NIJC Calls On Members of Congress to Stand with Immigrant Communities in Opposition to Another Year of Fiscal Impunity for DHS’s Abuses
The National Immigrant Justice Center (NIJC) condemns congressional leadership’s failure to hold the Trump administration and Department of Homeland Security (DHS) accountable in the latest federal spending bill, the text of which was unveiled this afternoon.
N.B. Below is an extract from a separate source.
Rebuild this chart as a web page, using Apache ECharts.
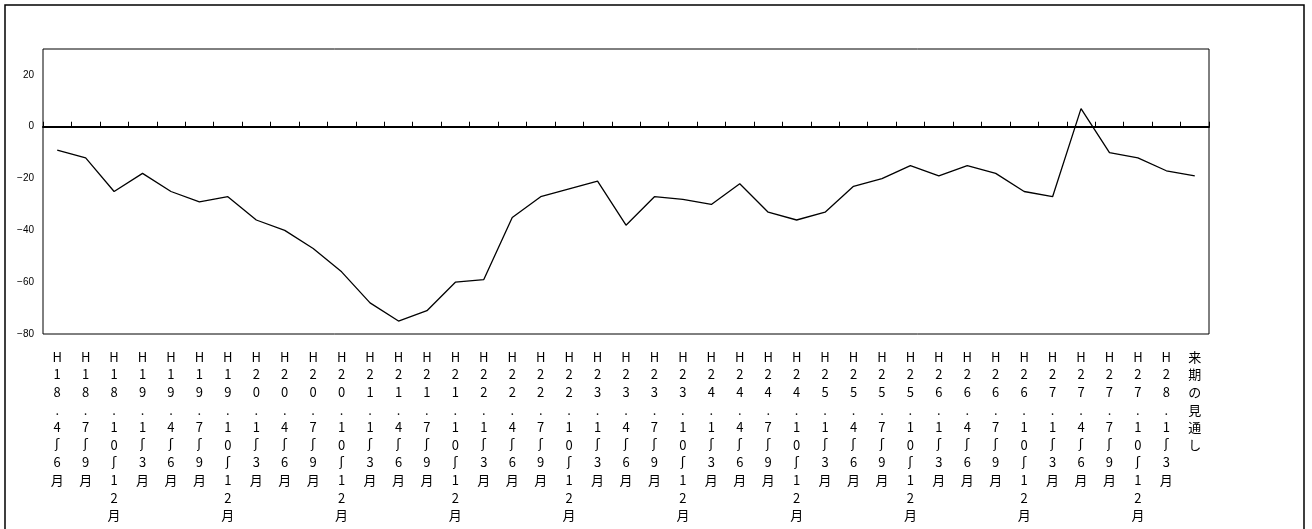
<!DOCTYPE html>
<html>
<head>
<meta charset="utf-8">
<script src="https://cdn.jsdelivr.net/npm/echarts@6/dist/echarts.min.js"></script>
<style>
  html, body { margin: 0; padding: 0; background: #fff; }
  #main { width: 1312px; height: 529px; }
</style>
</head>
<body>
<div id="main"></div>
<script>
var categories = [
  "H18.4～6月", "H18.7～9月", "H18.10～12月",
  "H19.1～3月", "H19.4～6月", "H19.7～9月", "H19.10～12月",
  "H20.1～3月", "H20.4～6月", "H20.7～9月", "H20.10～12月",
  "H21.1～3月", "H21.4～6月", "H21.7～9月", "H21.10～12月",
  "H22.1～3月", "H22.4～6月", "H22.7～9月", "H22.10～12月",
  "H23.1～3月", "H23.4～6月", "H23.7～9月", "H23.10～12月",
  "H24.1～3月", "H24.4～6月", "H24.7～9月", "H24.10～12月",
  "H25.1～3月", "H25.4～6月", "H25.7～9月", "H25.10～12月",
  "H26.1～3月", "H26.4～6月", "H26.7～9月", "H26.10～12月",
  "H27.1～3月", "H27.4～6月", "H27.7～9月", "H27.10～12月",
  "H28.1～3月", "来期の見通し"
];
var values = [
  -9, -12, -25,
  -18, -25, -29, -27,
  -36, -40, -47, -56,
  -68, -75, -71, -60,
  -59, -35, -27, -24,
  -21, -38, -27, -28,
  -30, -22, -33, -36,
  -33, -23, -20, -15,
  -19, -15, -18, -25,
  -27, 7, -10, -12,
  -17, -19
];
var yMin = -80;
var yMax = 30;
var yStep = 20;

var myChart = echarts.init(document.getElementById("main"));

// one character per line, the wave dash drawn upright
function verticalLabel(s) {
  return s.split("").map(function (c) {
    return c === "～" ? "{w|ʃ}" : "{c|" + c + "}";
  }).join("\n");
}

var option = {
  animation: false,
  backgroundColor: "#fff",
  graphic: [{
    type: "rect",
    shape: { x: 5, y: 5, width: 1299, height: 540 },
    style: { fill: "none", stroke: "#000", lineWidth: 1.5 },
    silent: true
  }],
  grid: {
    left: 43,
    top: 49,
    right: 103,
    bottom: 195,
    show: true,
    borderColor: "#000",
    borderWidth: 1
  },
  xAxis: [
    {
      type: "category",
      data: categories,
      position: "bottom",
      axisLine: { show: false, onZero: false },
      axisTick: { show: false },
      axisLabel: {
        interval: 0,
        margin: 14,
        color: "#000",
        verticalAlign: "top",
        formatter: verticalLabel,
        rich: {
          c: { fontSize: 13, lineHeight: 17.6, fontFamily: "Noto Sans CJK JP", color: "#000" },
          w: { fontSize: 13, lineHeight: 17.6, fontFamily: "DejaVu Sans", color: "#000" }
        }
      }
    },
    {
      type: "category",
      data: categories,
      position: "bottom",
      axisLine: { show: true, onZero: true, lineStyle: { color: "#000", width: 2 } },
      axisTick: { show: true, inside: true, length: 5, interval: 0, lineStyle: { color: "#000", width: 1 } },
      axisLabel: { show: false }
    }
  ],
  yAxis: {
    type: "value",
    min: yMin,
    max: yMax,
    interval: yStep,
    splitLine: { show: false },
    axisLine: { show: false },
    axisTick: { show: false },
    axisLabel: {
      showMaxLabel: false,
      margin: 9,
      fontSize: 10,
      color: "#000",
      fontFamily: "Liberation Sans",
      formatter: function (v) {
        return v === yMax ? "" : String(v).replace("-", "−");
      }
    }
  },
  series: [{
    type: "line",
    xAxisIndex: 0,
    data: values,
    symbol: "none",
    lineStyle: { color: "#000", width: 1.3 }
  }]
};
myChart.setOption(option);
</script>
</body>
</html>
The bill as written would sign a blank check for the agency to continue building a wall on the southern border, expanding the detention system, and blocking asylum seekers from access to the United States.
“It is deeply disappointing that members of Congress, including many who position themselves as supporters of immigrant rights and opponents of this administration’s abusive immigration policies, continue to turn a blind eye to ICE and CBP taking money from wherever they choose and redirecting taxpayer dollars toward its anti-immigrant agenda,” said NIJC Director of Policy Heidi Altman.
The fiscal year 2020 budget, which Congress is expected to vote on as early as today, continues to fund DHS’s Immigration and Customs Enforcement (ICE) and Customs and Border Protection (CBP) agencies at the same levels as in 2019. The deal fails to set any restrictions on the agencies’ ability to take money from other DHS agencies’ accounts, through mechanisms known as transfers and reprogramming, to pay for new detention beds or wall construction. The spending bill also continues funding for, among other harmful policies, the Migrant Protection Protocol (MPP) program which has trapped more than 50,000 asylum seekers in Mexico and prevented them from entering the United States to request asylum protection. While the package includes critical accountability and transparency measures, these measures fall short in the context of an overall bloated budget that will continue fueling abusive agency actions.
This new spending bill marks one more year in which Congress fails to assert its own constitutional spending authority, even with agency officials brazenly flouting checks and balances. A DHS official bragged to the press in February that the agency intended to use its transfer discretion to continue to expand ICE detention despite congressional instruction to shrink the system. DHS has repeatedly moved millions away from the Federal Emergency Management Administration in order to make up for ICE’s overspending on detention.
NIJC calls on Congress to stand with immigrants and demand a morally responsible budget that invests in the health and wellbeing of all communities.